▶ [STATED TASK]: Exact reproduction of the data is required, with images excluded.

▶ [RAW DATA]:
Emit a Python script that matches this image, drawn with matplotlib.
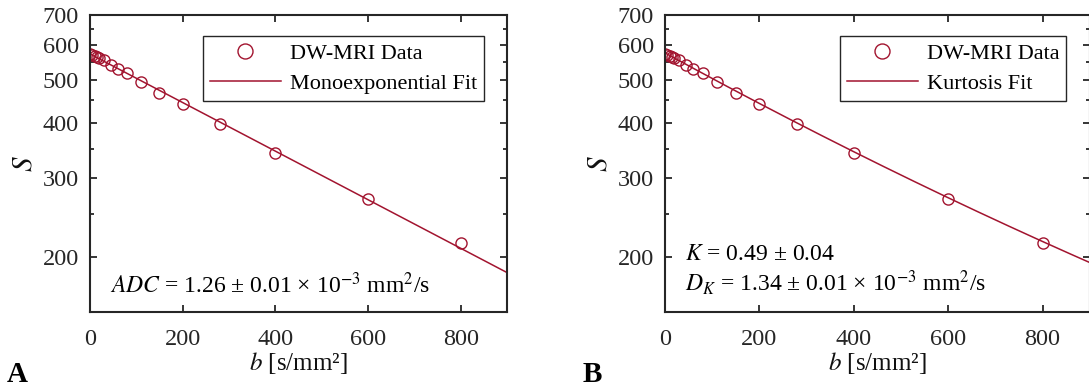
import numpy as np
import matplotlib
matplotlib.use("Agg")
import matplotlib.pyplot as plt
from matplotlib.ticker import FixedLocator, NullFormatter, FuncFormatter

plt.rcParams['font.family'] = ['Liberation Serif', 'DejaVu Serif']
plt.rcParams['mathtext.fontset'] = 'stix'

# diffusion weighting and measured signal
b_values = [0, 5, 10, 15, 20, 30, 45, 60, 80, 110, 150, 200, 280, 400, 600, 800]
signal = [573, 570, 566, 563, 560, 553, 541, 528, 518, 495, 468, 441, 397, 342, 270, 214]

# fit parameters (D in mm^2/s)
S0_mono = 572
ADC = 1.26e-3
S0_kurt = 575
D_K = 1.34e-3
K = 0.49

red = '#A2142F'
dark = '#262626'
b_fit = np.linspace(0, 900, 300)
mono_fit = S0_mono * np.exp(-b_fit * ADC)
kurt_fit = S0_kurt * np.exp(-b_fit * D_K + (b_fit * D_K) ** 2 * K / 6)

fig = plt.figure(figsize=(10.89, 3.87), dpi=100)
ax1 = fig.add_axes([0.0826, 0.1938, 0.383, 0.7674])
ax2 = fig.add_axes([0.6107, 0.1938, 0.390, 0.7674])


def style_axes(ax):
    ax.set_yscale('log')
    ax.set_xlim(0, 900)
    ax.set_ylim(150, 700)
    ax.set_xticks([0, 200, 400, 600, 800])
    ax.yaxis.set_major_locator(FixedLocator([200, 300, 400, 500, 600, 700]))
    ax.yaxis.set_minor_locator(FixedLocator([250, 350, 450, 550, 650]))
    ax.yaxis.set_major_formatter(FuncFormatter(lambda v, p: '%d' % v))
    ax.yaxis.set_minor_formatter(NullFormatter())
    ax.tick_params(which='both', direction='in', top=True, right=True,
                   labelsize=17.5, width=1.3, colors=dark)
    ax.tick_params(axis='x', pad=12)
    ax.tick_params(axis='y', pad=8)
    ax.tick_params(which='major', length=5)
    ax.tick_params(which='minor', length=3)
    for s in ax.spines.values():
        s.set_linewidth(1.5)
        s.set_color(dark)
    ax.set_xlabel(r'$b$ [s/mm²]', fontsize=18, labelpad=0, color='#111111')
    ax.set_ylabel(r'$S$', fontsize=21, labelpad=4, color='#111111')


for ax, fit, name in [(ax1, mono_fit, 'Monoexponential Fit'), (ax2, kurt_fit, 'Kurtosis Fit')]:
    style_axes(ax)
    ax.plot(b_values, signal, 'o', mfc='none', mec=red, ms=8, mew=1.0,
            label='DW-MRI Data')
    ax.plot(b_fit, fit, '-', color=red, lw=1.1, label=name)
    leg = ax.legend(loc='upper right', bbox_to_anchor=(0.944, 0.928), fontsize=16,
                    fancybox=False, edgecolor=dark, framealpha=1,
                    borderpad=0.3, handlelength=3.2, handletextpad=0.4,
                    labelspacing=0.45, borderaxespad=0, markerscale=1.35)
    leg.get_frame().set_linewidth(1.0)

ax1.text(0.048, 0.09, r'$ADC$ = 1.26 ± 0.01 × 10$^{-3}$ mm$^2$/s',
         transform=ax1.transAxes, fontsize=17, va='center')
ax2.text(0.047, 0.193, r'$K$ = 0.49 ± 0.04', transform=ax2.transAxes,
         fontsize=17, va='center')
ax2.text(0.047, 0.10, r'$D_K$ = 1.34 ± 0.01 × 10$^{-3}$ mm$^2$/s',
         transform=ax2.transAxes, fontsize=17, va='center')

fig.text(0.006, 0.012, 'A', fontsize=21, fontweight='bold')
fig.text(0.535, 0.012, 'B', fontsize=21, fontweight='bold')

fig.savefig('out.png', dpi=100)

▶ [EXERCISE RESPONSE]:
Emit a Python script that matches this image, drawn with matplotlib.
import numpy as np
import matplotlib
matplotlib.use("Agg")
import matplotlib.pyplot as plt
from matplotlib.ticker import FixedLocator, NullFormatter, FuncFormatter

plt.rcParams['font.family'] = ['Liberation Serif', 'DejaVu Serif']
plt.rcParams['mathtext.fontset'] = 'stix'

# diffusion weighting and measured signal
b_values = [0, 5, 10, 15, 20, 30, 45, 60, 80, 110, 150, 200, 280, 400, 600, 800]
signal = [573, 570, 566, 563, 560, 553, 541, 528, 518, 495, 468, 441, 397, 342, 270, 214]

# fit parameters (D in mm^2/s)
S0_mono = 572
ADC = 1.26e-3
S0_kurt = 575
D_K = 1.34e-3
K = 0.49

red = '#A2142F'
dark = '#262626'
b_fit = np.linspace(0, 900, 300)
mono_fit = S0_mono * np.exp(-b_fit * ADC)
kurt_fit = S0_kurt * np.exp(-b_fit * D_K + (b_fit * D_K) ** 2 * K / 6)

fig = plt.figure(figsize=(10.89, 3.87), dpi=100)
ax1 = fig.add_axes([0.0826, 0.1938, 0.383, 0.7674])
ax2 = fig.add_axes([0.6107, 0.1938, 0.390, 0.7674])


def style_axes(ax):
    ax.set_yscale('log')
    ax.set_xlim(0, 900)
    ax.set_ylim(150, 700)
    ax.set_xticks([0, 200, 400, 600, 800])
    ax.yaxis.set_major_locator(FixedLocator([200, 300, 400, 500, 600, 700]))
    ax.yaxis.set_minor_locator(FixedLocator([250, 350, 450, 550, 650]))
    ax.yaxis.set_major_formatter(FuncFormatter(lambda v, p: '%d' % v))
    ax.yaxis.set_minor_formatter(NullFormatter())
    ax.tick_params(which='both', direction='in', top=True, right=True,
                   labelsize=17.5, width=1.3, colors=dark)
    ax.tick_params(axis='x', pad=12)
    ax.tick_params(axis='y', pad=8)
    ax.tick_params(which='major', length=5)
    ax.tick_params(which='minor', length=3)
    for s in ax.spines.values():
        s.set_linewidth(1.5)
        s.set_color(dark)
    ax.set_xlabel(r'$b$ [s/mm²]', fontsize=18, labelpad=0, color='#111111')
    ax.set_ylabel(r'$S$', fontsize=21, labelpad=4, color='#111111')


for ax, fit, name in [(ax1, mono_fit, 'Monoexponential Fit'), (ax2, kurt_fit, 'Kurtosis Fit')]:
    style_axes(ax)
    ax.plot(b_values, signal, 'o', mfc='none', mec=red, ms=8, mew=1.0,
            label='DW-MRI Data')
    ax.plot(b_fit, fit, '-', color=red, lw=1.1, label=name)
    leg = ax.legend(loc='upper right', bbox_to_anchor=(0.944, 0.928), fontsize=16,
                    fancybox=False, edgecolor=dark, framealpha=1,
                    borderpad=0.3, handlelength=3.2, handletextpad=0.4,
                    labelspacing=0.45, borderaxespad=0, markerscale=1.35)
    leg.get_frame().set_linewidth(1.0)

ax1.text(0.048, 0.09, r'$ADC$ = 1.26 ± 0.01 × 10$^{-3}$ mm$^2$/s',
         transform=ax1.transAxes, fontsize=17, va='center')
ax2.text(0.047, 0.193, r'$K$ = 0.49 ± 0.04', transform=ax2.transAxes,
         fontsize=17, va='center')
ax2.text(0.047, 0.10, r'$D_K$ = 1.34 ± 0.01 × 10$^{-3}$ mm$^2$/s',
         transform=ax2.transAxes, fontsize=17, va='center')

fig.text(0.006, 0.012, 'A', fontsize=21, fontweight='bold')
fig.text(0.535, 0.012, 'B', fontsize=21, fontweight='bold')

fig.savefig('out.png', dpi=100)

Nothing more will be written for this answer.